Brands Worry About Economic Future, Merkle Study Finds


Brands Worry About Economic Future, Merkle Study Finds



by  @lauriesullivan, June 24, 2022

Brands Worry About Economic Future, Merkle Study Finds


As the United States undergoes massive shifts, marketers are concerned about how changes will affect business, including inflation and macro-economic factors.


Some 85% of the marketers who responded to Merkle’s survey conducted earlier this year are concerned about how inflation and other macroeconomic factors will impact their organizations thus year.


Larger companies expressed even greater levels of concern, with 91% of respondents from organizations with annual revenue of more than $500 million saying they were concerned about the impact of inflation. In organizations with annual revenue of less than $500 million, 80% expressed concern, but to a lesser degree than larger businesses.


When asked how brands might respond to economic changes, Matt Mierzejewski, senior vice president of search at Merkle, said to think about the fallout in 2008.


“Some brands in 2008 decided to pull back on advertising and focus on margins,” Mierzejewski said. “Other brands took a shot to accelerate. … They increased budgets by 10% to 20% in a down economy.”

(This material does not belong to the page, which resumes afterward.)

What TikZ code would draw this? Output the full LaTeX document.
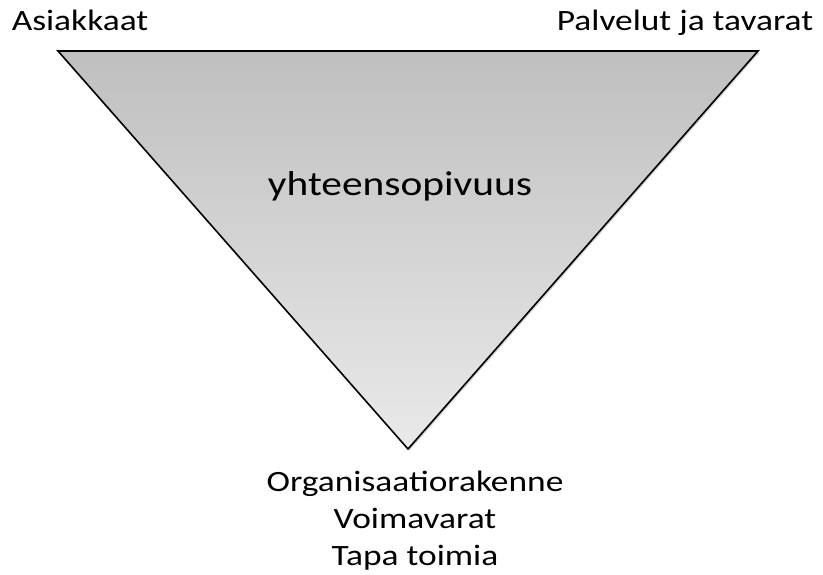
\documentclass[tikz,border=0pt]{standalone}
\usepackage{fontspec}
\setmainfont{Carlito}[FakeStretch=1.2]
\usetikzlibrary{shadows}

\begin{document}
\begin{tikzpicture}[x=1pt, y=-1pt, font=\fontsize{29.5}{36}\selectfont,
  label/.style={inner sep=0pt, anchor=base}]
  \useasboundingbox (0,0) rectangle (823,574);
  \coordinate (tl) at (58,51); \coordinate (tr) at (758,51); \coordinate (bt) at (408,449);
  \draw[line width=1.6pt, top color=gray!50, bottom color=gray!17,
        drop shadow={shadow xshift=1.5pt, shadow yshift=-1.5pt, opacity=0.35}]
    (tl)--(tr)--(bt)--cycle;
  \node[label] (asiakkaat) at (80,30) {Asiakkaat};
  \node[label] (palvelut) at (685,30) {Palvelut ja tavarat};
  \node[label, font=\fontsize{34.5}{40}\selectfont] (yht) at (400,195) {yhteensopivuus};
  % alareunan tekstit
  \node[label] (org) at (415,491) {Organisaatiorakenne};
  \node[label] (voima) at (415,528) {Voimavarat};
  \node[label] (tapa) at (415,565) {Tapa toimia};
\end{tikzpicture}
\end{document}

More retailers might reduce spending through the phases of a recession. Financial and insurance services will try to take share by spending.  


Mierzejewski also pointed to the importance of creative, using machine learning to optimize the content. Some 45% of respondents prioritized machine learning to help inform creative. Dynamic creative optimization (DCO) supports the shift.


In the past three months, 57% of advertisers said paid search spend rose YoY, with similar trends across Google Shopping and Google text ads. The majority of survey respondents said they are experiencing cost-per-click and click increases YoY across text ads and shopping ads.


The insights Mierzejewski shared came from Merkle’s Q3 2022 Performance Media Report, which analyzes trends in digital marketing.


The report takes a look at performance media channels and uncovers data around ad spend, marketers’ top priorities, business readiness, and challenges facing organizations. It also reveals significant opportunities for performance media and a basis to create more meaningful experiences for customers.


Merkle sourced the data from primary survey research conducted by one of its companies, Ugam, in May 2022. About 250 marketers across the United States participated. The companies represented in aggregate generate more than $100 million in annual revenue.


When asked to cite the top areas of paid search that are most important, survey participants cited the following: improving product data quality for visual ads, combatting rising competition and CPCs, testing Google Performance Max campaigns, managing audience and first-party data, and leveraging automation in ad copy.


Marketers also will focus on privacy changes and tracking in the quarter, with 64% of survey respondents prioritizing analytics and measurement more year over year during the past three months. Google’s deprecation of Universal Analytics and migration to Google Analytics 4 (GA4) is also contributing.


Analytics and measurement are not customer-facing, but 55% of respondents identified them as “very important” to their customer experience strategy.


Some 45% of respondents choose accurate reporting as a top-two priority in measurement, because “data paints the picture of how consumers are engaging with marketing efforts and whether those efforts are resonating, measurement ties that data to core business objectives, and analytics translate data into the insights, trends, and audiences that power activation and optimization.”


Attribution, data visualization, and online-and-offline connection were each identified as top two priorities for 40% of respondents.


Some 85% of marketers responding to Merkle’s survey conducted earlier this year are concerned about how inflation and other macroeconomic factors will impact their organizations thus year.